> **Requirement**: Your task is to output the data exactly as it stands.

> **Given information**:
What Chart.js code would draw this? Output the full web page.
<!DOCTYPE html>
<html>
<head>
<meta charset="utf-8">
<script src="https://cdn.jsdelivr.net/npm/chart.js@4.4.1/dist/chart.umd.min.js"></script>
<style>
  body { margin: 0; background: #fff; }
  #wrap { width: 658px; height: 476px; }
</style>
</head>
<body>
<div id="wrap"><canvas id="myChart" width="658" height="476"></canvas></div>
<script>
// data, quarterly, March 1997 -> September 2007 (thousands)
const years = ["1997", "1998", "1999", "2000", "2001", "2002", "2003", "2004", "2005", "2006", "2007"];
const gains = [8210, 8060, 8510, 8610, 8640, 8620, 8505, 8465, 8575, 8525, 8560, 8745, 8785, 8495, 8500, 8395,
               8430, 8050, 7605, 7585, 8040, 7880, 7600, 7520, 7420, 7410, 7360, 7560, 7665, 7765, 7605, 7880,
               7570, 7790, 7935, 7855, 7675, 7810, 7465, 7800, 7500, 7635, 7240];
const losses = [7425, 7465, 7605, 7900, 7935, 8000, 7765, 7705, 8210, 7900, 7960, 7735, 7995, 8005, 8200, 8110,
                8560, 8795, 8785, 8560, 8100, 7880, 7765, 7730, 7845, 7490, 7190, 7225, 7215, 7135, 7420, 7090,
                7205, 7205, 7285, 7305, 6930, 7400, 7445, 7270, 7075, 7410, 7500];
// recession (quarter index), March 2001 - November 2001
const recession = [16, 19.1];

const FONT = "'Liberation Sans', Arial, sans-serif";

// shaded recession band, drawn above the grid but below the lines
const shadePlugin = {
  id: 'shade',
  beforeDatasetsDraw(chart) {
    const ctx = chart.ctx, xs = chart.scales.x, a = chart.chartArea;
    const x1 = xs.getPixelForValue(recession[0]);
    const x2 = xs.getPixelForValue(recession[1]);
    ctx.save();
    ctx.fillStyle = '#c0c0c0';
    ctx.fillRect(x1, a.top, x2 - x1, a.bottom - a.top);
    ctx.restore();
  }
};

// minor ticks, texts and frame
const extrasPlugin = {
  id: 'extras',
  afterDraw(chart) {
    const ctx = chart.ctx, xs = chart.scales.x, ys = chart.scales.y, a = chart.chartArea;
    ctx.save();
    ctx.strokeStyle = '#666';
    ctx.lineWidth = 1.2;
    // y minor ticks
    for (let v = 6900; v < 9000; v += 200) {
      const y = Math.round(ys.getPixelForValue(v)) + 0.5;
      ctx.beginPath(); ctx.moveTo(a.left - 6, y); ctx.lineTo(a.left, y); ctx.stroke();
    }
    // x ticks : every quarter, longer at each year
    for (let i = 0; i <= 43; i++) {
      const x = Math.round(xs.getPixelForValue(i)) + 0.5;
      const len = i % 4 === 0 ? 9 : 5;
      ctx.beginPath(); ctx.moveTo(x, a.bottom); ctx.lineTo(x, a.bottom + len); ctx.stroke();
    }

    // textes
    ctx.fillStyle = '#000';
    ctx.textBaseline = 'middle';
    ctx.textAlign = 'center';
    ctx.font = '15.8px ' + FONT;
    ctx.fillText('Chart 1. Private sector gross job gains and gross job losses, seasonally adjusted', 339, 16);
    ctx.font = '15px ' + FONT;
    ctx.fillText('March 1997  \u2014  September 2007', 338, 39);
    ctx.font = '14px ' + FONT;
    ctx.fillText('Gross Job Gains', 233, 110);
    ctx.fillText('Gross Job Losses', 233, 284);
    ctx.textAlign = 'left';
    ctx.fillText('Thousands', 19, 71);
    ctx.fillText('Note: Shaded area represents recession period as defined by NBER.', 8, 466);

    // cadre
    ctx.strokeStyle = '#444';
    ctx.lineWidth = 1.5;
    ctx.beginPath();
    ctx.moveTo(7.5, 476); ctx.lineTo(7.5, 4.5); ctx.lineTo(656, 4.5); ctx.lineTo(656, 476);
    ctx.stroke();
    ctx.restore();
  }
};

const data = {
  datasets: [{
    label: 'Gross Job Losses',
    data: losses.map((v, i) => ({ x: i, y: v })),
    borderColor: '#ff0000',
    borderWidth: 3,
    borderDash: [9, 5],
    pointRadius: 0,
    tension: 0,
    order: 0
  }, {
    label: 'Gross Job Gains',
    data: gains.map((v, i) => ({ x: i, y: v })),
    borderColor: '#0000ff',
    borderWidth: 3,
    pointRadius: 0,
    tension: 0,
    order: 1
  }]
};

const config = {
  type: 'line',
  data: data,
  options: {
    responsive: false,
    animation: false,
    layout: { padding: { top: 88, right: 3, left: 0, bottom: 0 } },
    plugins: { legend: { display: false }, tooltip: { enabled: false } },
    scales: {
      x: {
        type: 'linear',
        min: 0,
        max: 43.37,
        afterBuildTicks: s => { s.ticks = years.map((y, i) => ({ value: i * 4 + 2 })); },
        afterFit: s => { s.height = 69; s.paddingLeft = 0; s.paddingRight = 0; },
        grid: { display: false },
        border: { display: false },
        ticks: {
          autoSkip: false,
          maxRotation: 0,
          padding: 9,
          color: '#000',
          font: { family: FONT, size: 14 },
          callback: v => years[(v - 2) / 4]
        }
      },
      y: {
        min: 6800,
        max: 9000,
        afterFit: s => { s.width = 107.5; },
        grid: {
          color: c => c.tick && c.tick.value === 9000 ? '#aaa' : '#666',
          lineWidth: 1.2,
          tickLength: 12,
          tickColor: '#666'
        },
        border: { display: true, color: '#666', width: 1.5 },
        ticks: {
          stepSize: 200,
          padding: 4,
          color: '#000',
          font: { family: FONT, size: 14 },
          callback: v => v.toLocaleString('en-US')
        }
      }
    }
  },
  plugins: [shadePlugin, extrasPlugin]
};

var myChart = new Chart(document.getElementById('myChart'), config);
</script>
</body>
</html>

> **Exercise solution**:
What Chart.js code would draw this? Output the full web page.
<!DOCTYPE html>
<html>
<head>
<meta charset="utf-8">
<script src="https://cdn.jsdelivr.net/npm/chart.js@4.4.1/dist/chart.umd.min.js"></script>
<style>
  body { margin: 0; background: #fff; }
  #wrap { width: 658px; height: 476px; }
</style>
</head>
<body>
<div id="wrap"><canvas id="myChart" width="658" height="476"></canvas></div>
<script>
// data, quarterly, March 1997 -> September 2007 (thousands)
const years = ["1997", "1998", "1999", "2000", "2001", "2002", "2003", "2004", "2005", "2006", "2007"];
const gains = [8210, 8060, 8510, 8610, 8640, 8620, 8505, 8465, 8575, 8525, 8560, 8745, 8785, 8495, 8500, 8395,
               8430, 8050, 7605, 7585, 8040, 7880, 7600, 7520, 7420, 7410, 7360, 7560, 7665, 7765, 7605, 7880,
               7570, 7790, 7935, 7855, 7675, 7810, 7465, 7800, 7500, 7635, 7240];
const losses = [7425, 7465, 7605, 7900, 7935, 8000, 7765, 7705, 8210, 7900, 7960, 7735, 7995, 8005, 8200, 8110,
                8560, 8795, 8785, 8560, 8100, 7880, 7765, 7730, 7845, 7490, 7190, 7225, 7215, 7135, 7420, 7090,
                7205, 7205, 7285, 7305, 6930, 7400, 7445, 7270, 7075, 7410, 7500];
// recession (quarter index), March 2001 - November 2001
const recession = [16, 19.1];

const FONT = "'Liberation Sans', Arial, sans-serif";

// shaded recession band, drawn above the grid but below the lines
const shadePlugin = {
  id: 'shade',
  beforeDatasetsDraw(chart) {
    const ctx = chart.ctx, xs = chart.scales.x, a = chart.chartArea;
    const x1 = xs.getPixelForValue(recession[0]);
    const x2 = xs.getPixelForValue(recession[1]);
    ctx.save();
    ctx.fillStyle = '#c0c0c0';
    ctx.fillRect(x1, a.top, x2 - x1, a.bottom - a.top);
    ctx.restore();
  }
};

// minor ticks, texts and frame
const extrasPlugin = {
  id: 'extras',
  afterDraw(chart) {
    const ctx = chart.ctx, xs = chart.scales.x, ys = chart.scales.y, a = chart.chartArea;
    ctx.save();
    ctx.strokeStyle = '#666';
    ctx.lineWidth = 1.2;
    // y minor ticks
    for (let v = 6900; v < 9000; v += 200) {
      const y = Math.round(ys.getPixelForValue(v)) + 0.5;
      ctx.beginPath(); ctx.moveTo(a.left - 6, y); ctx.lineTo(a.left, y); ctx.stroke();
    }
    // x ticks : every quarter, longer at each year
    for (let i = 0; i <= 43; i++) {
      const x = Math.round(xs.getPixelForValue(i)) + 0.5;
      const len = i % 4 === 0 ? 9 : 5;
      ctx.beginPath(); ctx.moveTo(x, a.bottom); ctx.lineTo(x, a.bottom + len); ctx.stroke();
    }

    // textes
    ctx.fillStyle = '#000';
    ctx.textBaseline = 'middle';
    ctx.textAlign = 'center';
    ctx.font = '15.8px ' + FONT;
    ctx.fillText('Chart 1. Private sector gross job gains and gross job losses, seasonally adjusted', 339, 16);
    ctx.font = '15px ' + FONT;
    ctx.fillText('March 1997  \u2014  September 2007', 338, 39);
    ctx.font = '14px ' + FONT;
    ctx.fillText('Gross Job Gains', 233, 110);
    ctx.fillText('Gross Job Losses', 233, 284);
    ctx.textAlign = 'left';
    ctx.fillText('Thousands', 19, 71);
    ctx.fillText('Note: Shaded area represents recession period as defined by NBER.', 8, 466);

    // cadre
    ctx.strokeStyle = '#444';
    ctx.lineWidth = 1.5;
    ctx.beginPath();
    ctx.moveTo(7.5, 476); ctx.lineTo(7.5, 4.5); ctx.lineTo(656, 4.5); ctx.lineTo(656, 476);
    ctx.stroke();
    ctx.restore();
  }
};

const data = {
  datasets: [{
    label: 'Gross Job Losses',
    data: losses.map((v, i) => ({ x: i, y: v })),
    borderColor: '#ff0000',
    borderWidth: 3,
    borderDash: [9, 5],
    pointRadius: 0,
    tension: 0,
    order: 0
  }, {
    label: 'Gross Job Gains',
    data: gains.map((v, i) => ({ x: i, y: v })),
    borderColor: '#0000ff',
    borderWidth: 3,
    pointRadius: 0,
    tension: 0,
    order: 1
  }]
};

const config = {
  type: 'line',
  data: data,
  options: {
    responsive: false,
    animation: false,
    layout: { padding: { top: 88, right: 3, left: 0, bottom: 0 } },
    plugins: { legend: { display: false }, tooltip: { enabled: false } },
    scales: {
      x: {
        type: 'linear',
        min: 0,
        max: 43.37,
        afterBuildTicks: s => { s.ticks = years.map((y, i) => ({ value: i * 4 + 2 })); },
        afterFit: s => { s.height = 69; s.paddingLeft = 0; s.paddingRight = 0; },
        grid: { display: false },
        border: { display: false },
        ticks: {
          autoSkip: false,
          maxRotation: 0,
          padding: 9,
          color: '#000',
          font: { family: FONT, size: 14 },
          callback: v => years[(v - 2) / 4]
        }
      },
      y: {
        min: 6800,
        max: 9000,
        afterFit: s => { s.width = 107.5; },
        grid: {
          color: c => c.tick && c.tick.value === 9000 ? '#aaa' : '#666',
          lineWidth: 1.2,
          tickLength: 12,
          tickColor: '#666'
        },
        border: { display: true, color: '#666', width: 1.5 },
        ticks: {
          stepSize: 200,
          padding: 4,
          color: '#000',
          font: { family: FONT, size: 14 },
          callback: v => v.toLocaleString('en-US')
        }
      }
    }
  },
  plugins: [shadePlugin, extrasPlugin]
};

var myChart = new Chart(document.getElementById('myChart'), config);
</script>
</body>
</html>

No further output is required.